Anggota Komisi IV DPR RI Ono Surono mengusulkan agar Program Petani Milenial yang digagas oleh Pemerintah Provinsi Jawa Barat (Pemprov Jabar), diganti menjadi Program Petani Muda Jabar Bangkit.
"Program Petani Milenial akhirnya hanya fokus di hilirisasi yang ujungnya juga tidak berjalan dengan baik, dibuktikan dengan sepinya outlet produk Program Petani Milenial," kata Ono Surono saat menjadi pembicara dalam Seminar Nasional bertajuk "Peran Petani Muda Sebagai Pilar Penting Dalam Upaya Menghadapi Krisis Pangan Global" di UIN Sunan Gunung Djati Bandung, Senin.
Ono menilai Program Petani Milenial di Jawa Barat yang dinilai gagal karena hanya 30 persen yang dikatakan berhasil, bukan karena konsepnya yang salah, tetapi pelaksanaannya jauh dari konsep awal.
Dia mencontohkan tanah yang disediakan hanya 0,2 hektare dan belum ada irigasinya, permodalan yang tidak dikelola langsung oleh petani, off taker yang menghilang dan pendampingan dari penyuluh yang tidak berjalan.
Ono mengatakan seharusnya Pemprov Jabar tidak menyiapkan program hulunya yang menyelesaikan permasalahan dasar pertanian.
Mungkin saja, sambung Ono, selama ini Provinsi Jawa Barat hanya mengandalkan program dari Kementerian Pertanian.

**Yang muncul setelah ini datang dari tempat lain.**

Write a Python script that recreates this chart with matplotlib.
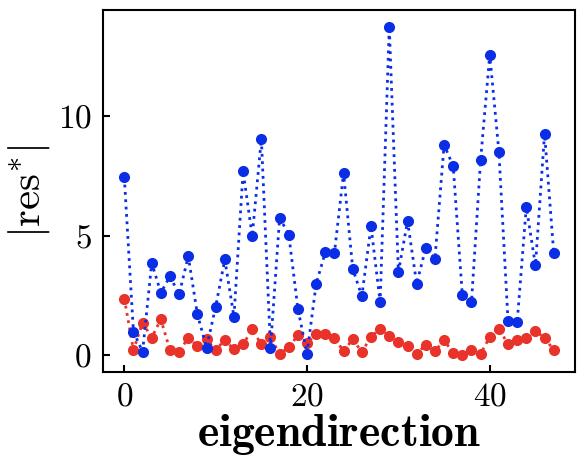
import numpy as np
import matplotlib
matplotlib.use("Agg")
import matplotlib.pyplot as plt

plt.rcParams['font.family'] = 'serif'
plt.rcParams['font.serif'] = ['cmr10']
plt.rcParams['mathtext.fontset'] = 'cm'
plt.rcParams['axes.formatter.use_mathtext'] = True

# |res*| por direccion propia
blue_vals = [7.43, 0.99, 0.15, 3.86, 2.61, 3.3, 2.54, 4.14, 1.71, 0.32,
             2.03, 4.0, 1.61, 7.68, 4.97, 9.04, 0.32, 5.74, 5.04, 1.94,
             0.07, 2.99, 4.3, 4.28, 7.61, 3.61, 2.47, 5.39, 2.22, 13.72,
             3.47, 5.6, 2.99, 4.49, 4.03, 8.79, 7.89, 2.5, 2.22, 8.17,
             12.54, 8.49, 1.43, 1.39, 6.2, 3.75, 9.25, 4.28]
red_vals = [2.37, 0.22, 1.36, 0.74, 1.5, 0.22, 0.14, 0.74, 0.39, 0.67,
            0.22, 0.64, 0.25, 0.46, 1.08, 0.46, 0.78, 0.04, 0.35, 0.83,
            0.53, 0.87, 0.9, 0.71, 0.18, 0.67, 0.14, 0.78, 1.11, 0.81,
            0.56, 0.39, 0.07, 0.44, 0.18, 0.62, 0.11, 0.0, 0.22, 0.07,
            0.76, 1.12, 0.46, 0.64, 0.71, 1.01, 0.74, 0.21]
idx = np.arange(len(blue_vals))

fig = plt.figure(figsize=(5.81, 4.59), dpi=100)
ax = fig.add_axes([0.177, 0.19, 0.813, 0.788])

ax.plot(idx, red_vals, ':o', color='#e8322a', ms=7, lw=2)
ax.plot(idx, blue_vals, ':o', color='#0a2ee6', ms=7, lw=2)

ax.set_xticks([0, 20, 40])
ax.set_yticks([0, 5, 10])
ax.tick_params(direction='in', length=5, width=1.5, labelsize=24, pad=8)
for s in ax.spines.values():
    s.set_linewidth(1.5)

ax.set_xlabel(r'$\mathbf{eigendirection}$', fontsize=33, labelpad=0)
ax.set_ylabel(r'$|\mathrm{res}^{*}|$', fontsize=31, labelpad=4)

plt.savefig('out.png', dpi=100)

Sehingga, kata dia, semua kebutuhan untuk menjalankan program itu hanya bersumber dari hutang pada Bank Jabar Banten yang mengakibatkan bengkaknya biaya produksi
"Padahal apabila pendapatan petani dalam satu bulannya mencapai 3 - 4 juta, maka regenerasi tidak akan masalah lagi," kata Ono.

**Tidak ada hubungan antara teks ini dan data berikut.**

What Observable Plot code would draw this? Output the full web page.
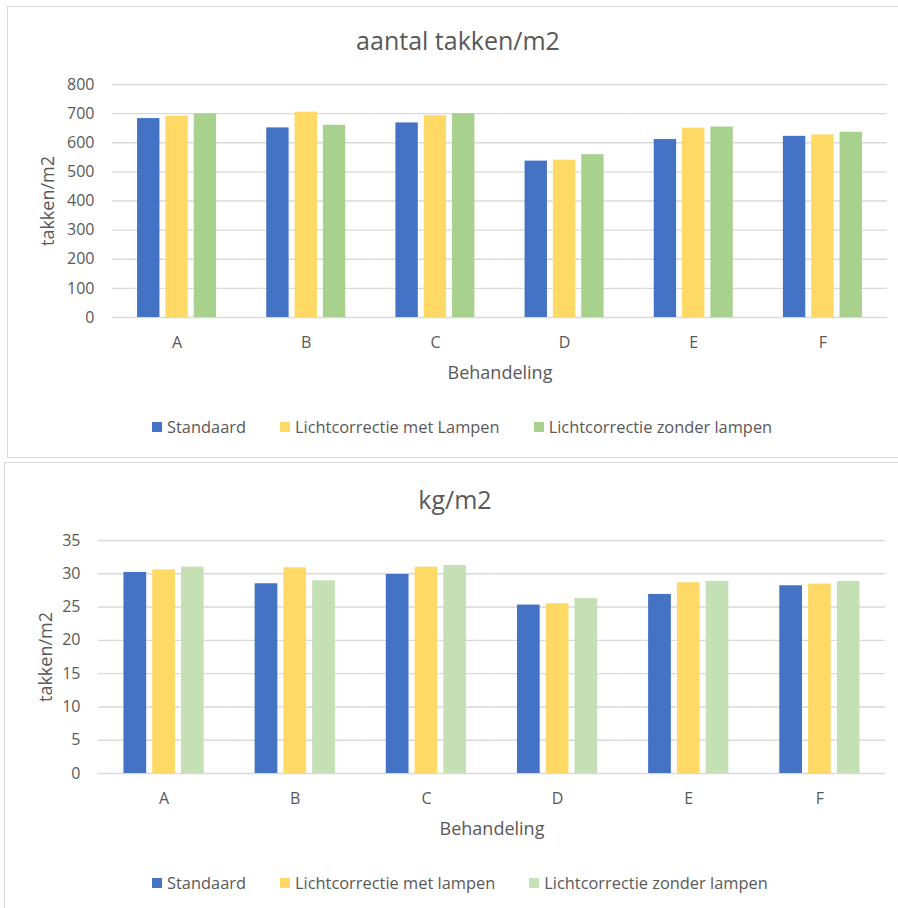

Dia menegaskan bahwa regenerasi petani sangat diperlukan saat kebutuhan pangan menjadi sangat fundamental.
Hal ini disebabkan karena adanya kenaikan kebutuhan dan ancaman global tentang krisis pangan dikarenakan adanya pandemi COVID-19 dan perang Rusia dengan Ukraina.
"Regenerasi Petani akan berjalan bila diikuti dengan konsistensi pemerintah dalam menjalankan program yang menyelesaikan masalah dasar pertanian, yaitu lahan, irigasi, sarana prasarana, regulasi, kelembagaan, permodalan dan hilirisasi," kata dia.

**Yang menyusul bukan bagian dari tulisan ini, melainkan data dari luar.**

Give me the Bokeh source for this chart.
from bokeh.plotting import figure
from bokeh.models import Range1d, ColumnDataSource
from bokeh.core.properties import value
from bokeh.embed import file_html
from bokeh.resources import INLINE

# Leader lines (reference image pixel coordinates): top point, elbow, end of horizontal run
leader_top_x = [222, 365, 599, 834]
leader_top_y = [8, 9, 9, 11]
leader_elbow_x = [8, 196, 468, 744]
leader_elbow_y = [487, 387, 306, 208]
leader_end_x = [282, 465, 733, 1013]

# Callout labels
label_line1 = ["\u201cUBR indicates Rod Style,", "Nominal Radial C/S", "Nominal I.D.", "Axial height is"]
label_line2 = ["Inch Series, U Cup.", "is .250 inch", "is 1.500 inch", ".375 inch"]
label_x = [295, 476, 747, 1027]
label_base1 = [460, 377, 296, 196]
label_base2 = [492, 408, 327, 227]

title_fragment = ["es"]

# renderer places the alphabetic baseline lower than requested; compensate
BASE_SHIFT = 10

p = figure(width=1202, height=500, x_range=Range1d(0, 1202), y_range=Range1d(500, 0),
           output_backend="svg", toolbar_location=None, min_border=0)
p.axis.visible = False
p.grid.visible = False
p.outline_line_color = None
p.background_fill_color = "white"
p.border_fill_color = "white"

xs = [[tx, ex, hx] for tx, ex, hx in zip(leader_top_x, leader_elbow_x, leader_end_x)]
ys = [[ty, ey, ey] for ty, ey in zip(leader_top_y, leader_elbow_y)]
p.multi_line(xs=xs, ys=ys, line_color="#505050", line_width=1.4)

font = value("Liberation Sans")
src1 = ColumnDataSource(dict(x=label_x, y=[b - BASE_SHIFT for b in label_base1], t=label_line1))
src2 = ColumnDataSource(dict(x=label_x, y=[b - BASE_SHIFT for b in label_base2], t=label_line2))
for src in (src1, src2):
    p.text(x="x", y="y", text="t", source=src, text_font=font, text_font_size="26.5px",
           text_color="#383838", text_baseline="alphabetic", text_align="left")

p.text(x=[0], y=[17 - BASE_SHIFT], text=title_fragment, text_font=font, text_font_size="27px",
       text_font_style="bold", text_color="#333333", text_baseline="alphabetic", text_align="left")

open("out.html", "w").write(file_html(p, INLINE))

Dia mengatakan saat ini program pertanian mayoritas berasal dari Kementerian Pertanian dan nilainya terus menurun setiap tahunnya.
"Bahkan dari info yang saya dapat, Pemerintah Provinsi Jawa Barat hanya menganggarkan program-program pertanian tidak lebih dari satu hingga dua persen dari seluruh APBD Jawa Barat," kata Ono.
Saat biaya produksi kecil, kata Ono, maka pendapatan petani akan lebih besar sehingga akan membukakan mata anak muda tentang usaha pertanian yang menguntungkan
Ono juga menyarankan Program Petani Muda harus difokuskan dulu pada wilayah pertanian produktif yang diawali dengan membuat regulasi (perda) untuk mengatur lahan pertanian berkelanjutan yang disertai skema perlindungan dan pemberdayaan.
Mulai dari pendidikan atau pelatihan anak-anak petani dengan beasiswa penuh dari pemerintah sampai perguruan tinggi pada fakultas/jurusan pertanian.
"Lalu setelah lulus wajib meneruskan usaha orang tuanya. memastikan irigasi, benih, pupuk, alsintan tersedia dengan baik, membantu dalam pasca panen dan distribusi. Setelah itu baru mengarah pada mahasiswa pertanian dan pengangguran angkatan kerja," kata Ono.